Copy exactly the lines that run from the top of the listing to the line containing "svg.selectAll('*').remove();", both ends included, and omit the pictures.
⁂
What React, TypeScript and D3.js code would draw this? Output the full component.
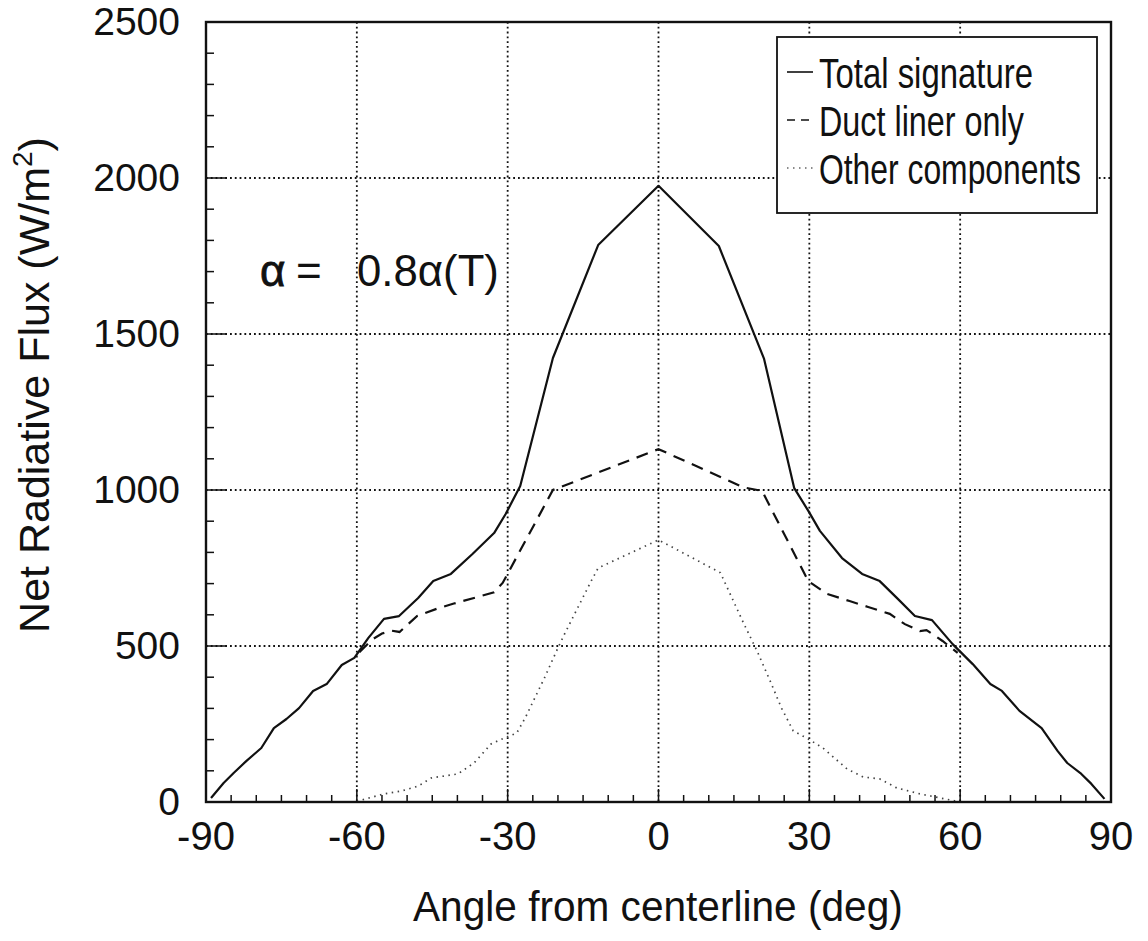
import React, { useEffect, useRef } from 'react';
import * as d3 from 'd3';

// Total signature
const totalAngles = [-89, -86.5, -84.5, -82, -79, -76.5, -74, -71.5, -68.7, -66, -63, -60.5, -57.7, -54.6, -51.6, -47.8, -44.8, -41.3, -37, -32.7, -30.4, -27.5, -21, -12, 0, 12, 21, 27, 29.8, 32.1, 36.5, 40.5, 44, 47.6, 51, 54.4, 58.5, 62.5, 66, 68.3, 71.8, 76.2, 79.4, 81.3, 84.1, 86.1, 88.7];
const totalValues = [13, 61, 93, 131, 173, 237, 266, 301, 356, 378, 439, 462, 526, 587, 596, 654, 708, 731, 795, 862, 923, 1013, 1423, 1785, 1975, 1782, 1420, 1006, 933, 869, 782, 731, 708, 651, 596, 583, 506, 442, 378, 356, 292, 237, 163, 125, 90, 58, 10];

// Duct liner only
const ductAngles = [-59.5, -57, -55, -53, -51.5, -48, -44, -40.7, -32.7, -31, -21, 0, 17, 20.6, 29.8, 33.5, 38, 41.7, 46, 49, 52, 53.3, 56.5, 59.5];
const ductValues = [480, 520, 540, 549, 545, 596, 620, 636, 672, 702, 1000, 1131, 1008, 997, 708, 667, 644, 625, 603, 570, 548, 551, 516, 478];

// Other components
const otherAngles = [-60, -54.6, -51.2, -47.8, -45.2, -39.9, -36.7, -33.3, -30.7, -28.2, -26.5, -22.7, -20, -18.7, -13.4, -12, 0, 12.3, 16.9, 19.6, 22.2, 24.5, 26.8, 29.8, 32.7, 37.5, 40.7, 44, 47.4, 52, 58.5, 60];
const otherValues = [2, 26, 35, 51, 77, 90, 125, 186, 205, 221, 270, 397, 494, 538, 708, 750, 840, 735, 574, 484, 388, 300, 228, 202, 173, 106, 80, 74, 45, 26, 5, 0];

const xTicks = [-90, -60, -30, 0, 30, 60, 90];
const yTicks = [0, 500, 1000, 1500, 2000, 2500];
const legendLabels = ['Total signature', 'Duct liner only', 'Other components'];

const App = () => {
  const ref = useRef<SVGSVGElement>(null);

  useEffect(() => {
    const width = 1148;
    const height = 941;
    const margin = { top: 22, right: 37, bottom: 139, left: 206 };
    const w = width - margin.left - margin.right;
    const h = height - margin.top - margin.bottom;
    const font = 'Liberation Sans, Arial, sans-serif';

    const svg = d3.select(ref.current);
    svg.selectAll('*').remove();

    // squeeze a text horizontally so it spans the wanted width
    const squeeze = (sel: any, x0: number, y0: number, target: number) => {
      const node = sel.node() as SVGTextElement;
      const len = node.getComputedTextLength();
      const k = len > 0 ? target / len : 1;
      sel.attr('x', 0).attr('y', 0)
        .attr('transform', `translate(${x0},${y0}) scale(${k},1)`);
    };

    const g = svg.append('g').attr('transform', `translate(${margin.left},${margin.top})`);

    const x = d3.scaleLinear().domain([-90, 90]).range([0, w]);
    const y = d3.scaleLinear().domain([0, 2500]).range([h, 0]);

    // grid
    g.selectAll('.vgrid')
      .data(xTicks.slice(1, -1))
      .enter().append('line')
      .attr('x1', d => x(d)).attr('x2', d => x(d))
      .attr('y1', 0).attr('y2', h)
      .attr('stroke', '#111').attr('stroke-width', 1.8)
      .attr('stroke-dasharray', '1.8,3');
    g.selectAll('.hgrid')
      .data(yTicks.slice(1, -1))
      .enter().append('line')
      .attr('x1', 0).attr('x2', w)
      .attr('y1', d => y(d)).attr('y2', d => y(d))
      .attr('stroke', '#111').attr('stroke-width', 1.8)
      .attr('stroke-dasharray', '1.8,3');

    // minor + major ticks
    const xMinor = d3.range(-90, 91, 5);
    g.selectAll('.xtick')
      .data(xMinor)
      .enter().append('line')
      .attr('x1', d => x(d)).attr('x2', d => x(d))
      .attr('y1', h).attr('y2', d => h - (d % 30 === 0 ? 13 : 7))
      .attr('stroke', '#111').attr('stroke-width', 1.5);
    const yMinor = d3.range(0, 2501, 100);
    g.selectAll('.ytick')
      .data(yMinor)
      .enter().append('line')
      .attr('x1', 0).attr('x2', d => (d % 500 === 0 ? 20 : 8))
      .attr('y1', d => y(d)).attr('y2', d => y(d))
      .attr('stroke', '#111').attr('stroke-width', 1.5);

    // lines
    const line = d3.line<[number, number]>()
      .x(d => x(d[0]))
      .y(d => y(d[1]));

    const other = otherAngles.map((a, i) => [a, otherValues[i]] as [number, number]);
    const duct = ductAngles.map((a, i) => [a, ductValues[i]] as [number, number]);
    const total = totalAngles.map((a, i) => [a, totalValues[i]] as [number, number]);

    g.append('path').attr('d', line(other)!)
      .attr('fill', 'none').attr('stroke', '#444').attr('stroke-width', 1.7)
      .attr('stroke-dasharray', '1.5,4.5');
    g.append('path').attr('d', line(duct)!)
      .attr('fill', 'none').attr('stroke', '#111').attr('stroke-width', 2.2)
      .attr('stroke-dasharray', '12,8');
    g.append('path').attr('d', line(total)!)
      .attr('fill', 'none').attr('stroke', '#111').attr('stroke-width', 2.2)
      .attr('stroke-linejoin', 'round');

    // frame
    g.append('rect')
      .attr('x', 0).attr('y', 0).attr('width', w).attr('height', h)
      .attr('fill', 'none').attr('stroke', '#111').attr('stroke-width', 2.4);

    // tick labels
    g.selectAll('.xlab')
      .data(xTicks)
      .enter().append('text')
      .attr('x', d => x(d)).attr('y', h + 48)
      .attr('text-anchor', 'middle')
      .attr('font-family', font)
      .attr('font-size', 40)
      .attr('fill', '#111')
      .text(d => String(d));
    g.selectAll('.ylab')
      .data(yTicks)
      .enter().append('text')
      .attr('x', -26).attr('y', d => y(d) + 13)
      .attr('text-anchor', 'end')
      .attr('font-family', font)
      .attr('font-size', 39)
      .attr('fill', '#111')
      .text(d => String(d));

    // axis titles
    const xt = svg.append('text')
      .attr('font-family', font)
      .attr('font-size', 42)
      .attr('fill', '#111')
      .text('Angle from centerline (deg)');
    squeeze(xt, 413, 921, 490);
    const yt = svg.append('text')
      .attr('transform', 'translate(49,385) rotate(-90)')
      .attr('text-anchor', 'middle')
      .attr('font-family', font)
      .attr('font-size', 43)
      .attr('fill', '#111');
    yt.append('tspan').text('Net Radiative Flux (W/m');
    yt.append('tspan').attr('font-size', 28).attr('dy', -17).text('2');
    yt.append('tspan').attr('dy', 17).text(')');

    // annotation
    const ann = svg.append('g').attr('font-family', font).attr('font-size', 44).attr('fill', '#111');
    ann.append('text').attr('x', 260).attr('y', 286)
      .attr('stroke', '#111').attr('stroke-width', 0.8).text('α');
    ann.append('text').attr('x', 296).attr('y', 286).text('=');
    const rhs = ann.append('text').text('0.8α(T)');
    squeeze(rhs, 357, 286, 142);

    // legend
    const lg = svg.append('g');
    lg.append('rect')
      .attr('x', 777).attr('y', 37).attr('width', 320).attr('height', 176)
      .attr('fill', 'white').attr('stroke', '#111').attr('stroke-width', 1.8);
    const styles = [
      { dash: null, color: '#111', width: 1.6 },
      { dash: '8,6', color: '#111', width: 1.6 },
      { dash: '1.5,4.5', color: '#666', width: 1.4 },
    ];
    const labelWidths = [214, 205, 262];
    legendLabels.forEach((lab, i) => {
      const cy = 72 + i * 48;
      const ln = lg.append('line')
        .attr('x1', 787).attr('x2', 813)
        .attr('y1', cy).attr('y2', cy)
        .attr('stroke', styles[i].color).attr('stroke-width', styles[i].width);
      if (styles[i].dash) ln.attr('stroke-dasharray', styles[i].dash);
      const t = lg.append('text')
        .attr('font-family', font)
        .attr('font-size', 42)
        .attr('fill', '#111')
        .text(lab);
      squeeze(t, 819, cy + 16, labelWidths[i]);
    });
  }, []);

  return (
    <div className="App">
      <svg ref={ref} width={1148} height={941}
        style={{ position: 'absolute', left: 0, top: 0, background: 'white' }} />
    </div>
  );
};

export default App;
⁂
RESPONSE —
What React, TypeScript and D3.js code would draw this? Output the full component.
import React, { useEffect, useRef } from 'react';
import * as d3 from 'd3';

// Total signature
const totalAngles = [-89, -86.5, -84.5, -82, -79, -76.5, -74, -71.5, -68.7, -66, -63, -60.5, -57.7, -54.6, -51.6, -47.8, -44.8, -41.3, -37, -32.7, -30.4, -27.5, -21, -12, 0, 12, 21, 27, 29.8, 32.1, 36.5, 40.5, 44, 47.6, 51, 54.4, 58.5, 62.5, 66, 68.3, 71.8, 76.2, 79.4, 81.3, 84.1, 86.1, 88.7];
const totalValues = [13, 61, 93, 131, 173, 237, 266, 301, 356, 378, 439, 462, 526, 587, 596, 654, 708, 731, 795, 862, 923, 1013, 1423, 1785, 1975, 1782, 1420, 1006, 933, 869, 782, 731, 708, 651, 596, 583, 506, 442, 378, 356, 292, 237, 163, 125, 90, 58, 10];

// Duct liner only
const ductAngles = [-59.5, -57, -55, -53, -51.5, -48, -44, -40.7, -32.7, -31, -21, 0, 17, 20.6, 29.8, 33.5, 38, 41.7, 46, 49, 52, 53.3, 56.5, 59.5];
const ductValues = [480, 520, 540, 549, 545, 596, 620, 636, 672, 702, 1000, 1131, 1008, 997, 708, 667, 644, 625, 603, 570, 548, 551, 516, 478];

// Other components
const otherAngles = [-60, -54.6, -51.2, -47.8, -45.2, -39.9, -36.7, -33.3, -30.7, -28.2, -26.5, -22.7, -20, -18.7, -13.4, -12, 0, 12.3, 16.9, 19.6, 22.2, 24.5, 26.8, 29.8, 32.7, 37.5, 40.7, 44, 47.4, 52, 58.5, 60];
const otherValues = [2, 26, 35, 51, 77, 90, 125, 186, 205, 221, 270, 397, 494, 538, 708, 750, 840, 735, 574, 484, 388, 300, 228, 202, 173, 106, 80, 74, 45, 26, 5, 0];

const xTicks = [-90, -60, -30, 0, 30, 60, 90];
const yTicks = [0, 500, 1000, 1500, 2000, 2500];
const legendLabels = ['Total signature', 'Duct liner only', 'Other components'];

const App = () => {
  const ref = useRef<SVGSVGElement>(null);

  useEffect(() => {
    const width = 1148;
    const height = 941;
    const margin = { top: 22, right: 37, bottom: 139, left: 206 };
    const w = width - margin.left - margin.right;
    const h = height - margin.top - margin.bottom;
    const font = 'Liberation Sans, Arial, sans-serif';

    const svg = d3.select(ref.current);
    svg.selectAll('*').remove();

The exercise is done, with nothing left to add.